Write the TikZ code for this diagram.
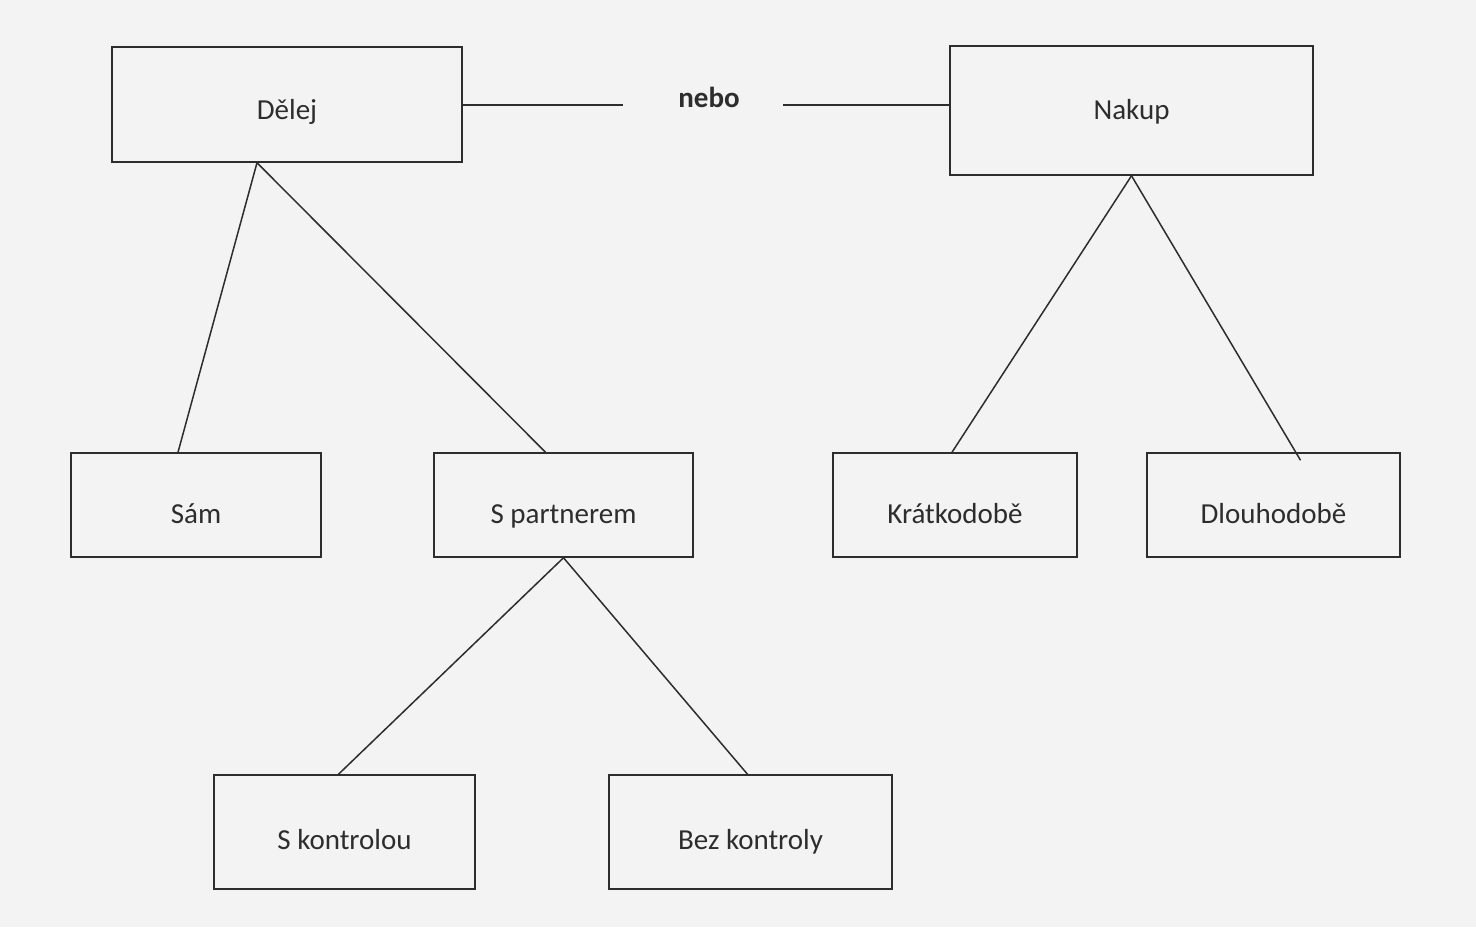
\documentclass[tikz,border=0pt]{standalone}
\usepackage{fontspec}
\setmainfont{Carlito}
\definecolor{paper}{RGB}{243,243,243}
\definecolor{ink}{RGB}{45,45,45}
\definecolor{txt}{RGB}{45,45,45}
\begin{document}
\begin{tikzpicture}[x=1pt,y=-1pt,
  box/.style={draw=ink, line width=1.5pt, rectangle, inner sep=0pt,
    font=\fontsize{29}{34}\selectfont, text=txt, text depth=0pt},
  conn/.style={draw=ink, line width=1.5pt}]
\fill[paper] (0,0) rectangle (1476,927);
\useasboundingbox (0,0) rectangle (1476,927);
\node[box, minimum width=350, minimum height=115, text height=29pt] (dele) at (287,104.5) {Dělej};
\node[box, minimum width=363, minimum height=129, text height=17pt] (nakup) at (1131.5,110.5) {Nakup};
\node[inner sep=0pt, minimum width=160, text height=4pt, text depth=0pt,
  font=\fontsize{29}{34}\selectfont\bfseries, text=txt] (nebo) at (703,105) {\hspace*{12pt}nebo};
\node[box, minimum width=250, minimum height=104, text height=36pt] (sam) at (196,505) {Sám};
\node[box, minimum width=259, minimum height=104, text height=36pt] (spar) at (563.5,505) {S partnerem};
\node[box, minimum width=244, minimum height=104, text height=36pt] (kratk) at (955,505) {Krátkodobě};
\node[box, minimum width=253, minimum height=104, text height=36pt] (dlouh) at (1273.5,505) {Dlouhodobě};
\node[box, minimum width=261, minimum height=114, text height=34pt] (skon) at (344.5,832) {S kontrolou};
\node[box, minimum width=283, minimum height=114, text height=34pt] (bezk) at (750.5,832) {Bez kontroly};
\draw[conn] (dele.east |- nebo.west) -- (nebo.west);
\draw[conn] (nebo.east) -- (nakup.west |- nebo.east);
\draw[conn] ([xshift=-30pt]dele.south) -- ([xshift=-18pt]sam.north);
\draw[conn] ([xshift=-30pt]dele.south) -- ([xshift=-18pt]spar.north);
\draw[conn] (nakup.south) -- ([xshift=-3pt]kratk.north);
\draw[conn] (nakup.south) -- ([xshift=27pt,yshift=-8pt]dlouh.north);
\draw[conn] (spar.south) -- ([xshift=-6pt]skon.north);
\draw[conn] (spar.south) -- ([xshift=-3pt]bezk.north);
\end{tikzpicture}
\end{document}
-*-*-
■ Aim of the task: Without the pictures, print the whole listing exactly as given.

■ Solution to this task:
Write the TikZ code for this diagram.
\documentclass[tikz,border=0pt]{standalone}
\usepackage{fontspec}
\setmainfont{Carlito}
\definecolor{paper}{RGB}{243,243,243}
\definecolor{ink}{RGB}{45,45,45}
\definecolor{txt}{RGB}{45,45,45}
\begin{document}
\begin{tikzpicture}[x=1pt,y=-1pt,
  box/.style={draw=ink, line width=1.5pt, rectangle, inner sep=0pt,
    font=\fontsize{29}{34}\selectfont, text=txt, text depth=0pt},
  conn/.style={draw=ink, line width=1.5pt}]
\fill[paper] (0,0) rectangle (1476,927);
\useasboundingbox (0,0) rectangle (1476,927);
\node[box, minimum width=350, minimum height=115, text height=29pt] (dele) at (287,104.5) {Dělej};
\node[box, minimum width=363, minimum height=129, text height=17pt] (nakup) at (1131.5,110.5) {Nakup};
\node[inner sep=0pt, minimum width=160, text height=4pt, text depth=0pt,
  font=\fontsize{29}{34}\selectfont\bfseries, text=txt] (nebo) at (703,105) {\hspace*{12pt}nebo};
\node[box, minimum width=250, minimum height=104, text height=36pt] (sam) at (196,505) {Sám};
\node[box, minimum width=259, minimum height=104, text height=36pt] (spar) at (563.5,505) {S partnerem};
\node[box, minimum width=244, minimum height=104, text height=36pt] (kratk) at (955,505) {Krátkodobě};
\node[box, minimum width=253, minimum height=104, text height=36pt] (dlouh) at (1273.5,505) {Dlouhodobě};
\node[box, minimum width=261, minimum height=114, text height=34pt] (skon) at (344.5,832) {S kontrolou};
\node[box, minimum width=283, minimum height=114, text height=34pt] (bezk) at (750.5,832) {Bez kontroly};
\draw[conn] (dele.east |- nebo.west) -- (nebo.west);
\draw[conn] (nebo.east) -- (nakup.west |- nebo.east);
\draw[conn] ([xshift=-30pt]dele.south) -- ([xshift=-18pt]sam.north);
\draw[conn] ([xshift=-30pt]dele.south) -- ([xshift=-18pt]spar.north);
\draw[conn] (nakup.south) -- ([xshift=-3pt]kratk.north);
\draw[conn] (nakup.south) -- ([xshift=27pt,yshift=-8pt]dlouh.north);
\draw[conn] (spar.south) -- ([xshift=-6pt]skon.north);
\draw[conn] (spar.south) -- ([xshift=-3pt]bezk.north);
\end{tikzpicture}
\end{document}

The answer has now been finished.